Вольтер (Акимова) - страница 157

Сомнения Вольтера в разумности его дальнейшего пребывания в Потсдаме и Берлине все усиливаются и усиливаются. В ноябре 1750-го он пишет Марп Луизе: «…дружба Фридриха может оказаться ненадежной, вполне вероятно, он поведет себя как король». Добавлю — уже повел…

В этом письме высказана далеко не вся правда о его тогдашнем положении в Пруссии, и оно не опускалось пока до низшей точки.

Однако все письмо пестрит «но». Его трагедии еще играются в Потсдаме, но… Ужины у короля по-прежнему великолепны, но… Дух свободы там еще господствует, но… «Милое дитя, ветер становится холодным», — признается он мадам Дени.

До развязки этой драмы еще далеко. Вольтер пробудет у Фридриха против своего желания — король не отпускает «апельсиновую кожуру» — целых три года.

Будут еще в их отношениях и оттепели после суровых зим, но зим и осеней больше…


Крайне неприятная история разыгралась зимой 1750/51 года. Привыкнув к удачным спекуляциям во Франции, Вольтер задумал заняться ими и здесь. Особенно его к этому побуждало то, что за кошачьими шуточками Фридриха он уже почувствовал львиную лапу, удары которой были весьма и весьма неприятны.
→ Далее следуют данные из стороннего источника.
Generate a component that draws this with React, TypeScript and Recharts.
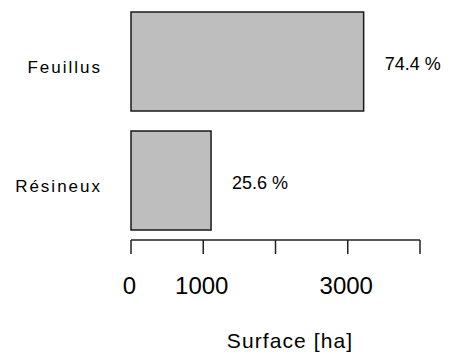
import { Bar, BarChart, LabelList, XAxis, YAxis } from 'recharts';

const categories = ['Feuillus', 'Résineux'];
const surfaceHa = [3220, 1108];
const shareLabels = ['74.4 %', '25.6 %'];

const xTicks = [0, 1000, 2000, 3000, 4000];
const xTickLabels = ['0', '1000', '', '3000', ''];

const FONT = '"Liberation Sans", Arial, sans-serif';

const data = categories.map((name, i) => ({
  name,
  surface: surfaceHa[i],
  share: shareLabels[i],
}));

function CategoryTick(props: any) {
  const { x, y, payload } = props;
  return (
    <text
      x={x - 29}
      y={y + 11}
      textAnchor="end"
      fontFamily={FONT}
      fontSize={17}
      letterSpacing={2}
      fill="#000"
    >
      {payload.value}
    </text>
  );
}

function ValueTick(props: any) {
  const { x, y, payload } = props;
  const label = xTickLabels[xTicks.indexOf(payload.value)];
  if (!label) return null;
  return (
    <text
      x={x - 1.5}
      y={y + 40}
      textAnchor="middle"
      fontFamily={FONT}
      fontSize={24}
      fill="#000"
    >
      {label}
    </text>
  );
}

function AxisTitle(props: any) {
  const { viewBox } = props;
  return (
    <text
      x={viewBox.x + viewBox.width / 2 + 14.5}
      y={viewBox.y + 108}
      textAnchor="middle"
      fontFamily={FONT}
      fontSize={21}
      letterSpacing={1.1}
      fill="#000"
    >
      Surface [ha]
    </text>
  );
}

function ShareLabel(props: any) {
  const { x, y, width, height, value } = props;
  return (
    <text
      x={x + width + 21}
      y={y + height / 2 + 8}
      fontFamily={FONT}
      fontSize={18}
      fill="#000"
    >
      {value}
    </text>
  );
}

export default function App() {
  return (
    <div
      style={{
        position: 'absolute',
        left: 0,
        top: 0,
        width: 451,
        height: 354,
        background: '#fff',
      }}
    >
      <BarChart
        width={451}
        height={354}
        data={data}
        layout="vertical"
        margin={{ top: 2, right: 31, left: 0, bottom: 0 }}
      >
        <XAxis
          type="number"
          dataKey="surface"
          domain={[0, 4000]}
          ticks={xTicks}
          interval={0}
          height={114}
          tickSize={14}
          tickMargin={0}
          stroke="#222"
          strokeWidth={1.5}
          tick={<ValueTick />}
          label={<AxisTitle />}
        />
        <YAxis
          type="category"
          dataKey="name"
          width={131}
          axisLine={false}
          tickLine={false}
          tickSize={0}
          tickMargin={0}
          tick={<CategoryTick />}
        />
        <Bar
          dataKey="surface"
          fill="#bebebe"
          stroke="#1a1a1a"
          strokeWidth={1.5}
          barSize={99}
          isAnimationActive={false}
        >
          <LabelList dataKey="share" content={<ShareLabel />} />
        </Bar>
      </BarChart>
    </div>
  );
}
Чтобы обезопасить себя от нового, возможно, еще более тяжелого удара, и предпринял эту крупную спекуляцию, не предполагая, конечно, какие беды она за собой повлечет. Блистательный финансист и коммерсант, он, решив в своих интересах воспользоваться одним пунктом Дрезденского мира, на этот раз просчитался.

Этот пункт выговаривал прусским подданным, обладателям саксонских податных свидетельств, право требовать по ним уплаты с прибавкой процентов в срок, указанный в документах. Саксонцы были этого права лишены. Однако Фридрих II был крайне недоволен рвением пруссаков, скупавших у саксонцев по дешевке свидетельства и предъявлявших их в дрезденское казначейство к уплате по полной стоимости, и, чтобы подобные спекуляции пресечь, запретил своим подданным самую покупку бумаг.

Вольтеру более чем кому бы то ни было не следовало нарушать королевского повеления. Хотя он и не был пруссаком, но зато прусским камергером, академиком и европейской знаменитостью. Однако слишком велик был соблазн наживы, и, как ему казалось, ничего не стоило скрыть нарушение приказа. В его деловой переписке по поводу этой спекуляции саксонские податные свидетельства именовались «мехами и драгоценностями».

Вольтер воспользовался услугами берлинского негоцианта, еврея Авраама Гиршеля. Тот в свое время дал ему напрокат бриллианты. Автор «Спасенного Рима» щеголял в них в роли Цицерона в придворном спектакле. Теперь же «Цицерон» снабдил Гиршеля деньгами и поручил купить для него в Дрездене «меха и драгоценности» за 65 процентов их стоимости. Негоциант, пользуясь тем же шифром, написал своему доверителю из саксонской столицы, что свидетельства можно приобрести лишь за 70 процентов их цены. Тот согласился. На следующий день пришло письмо, что стоимость бумаг возросла до 75 процентов. Вольтер имел основания заподозрить, что дело ведется нечисто. Но его агент уверял, что оклеветан своим конкурентом, предложившим Вольтеру более выгодные условия, то есть меньшие комиссионные.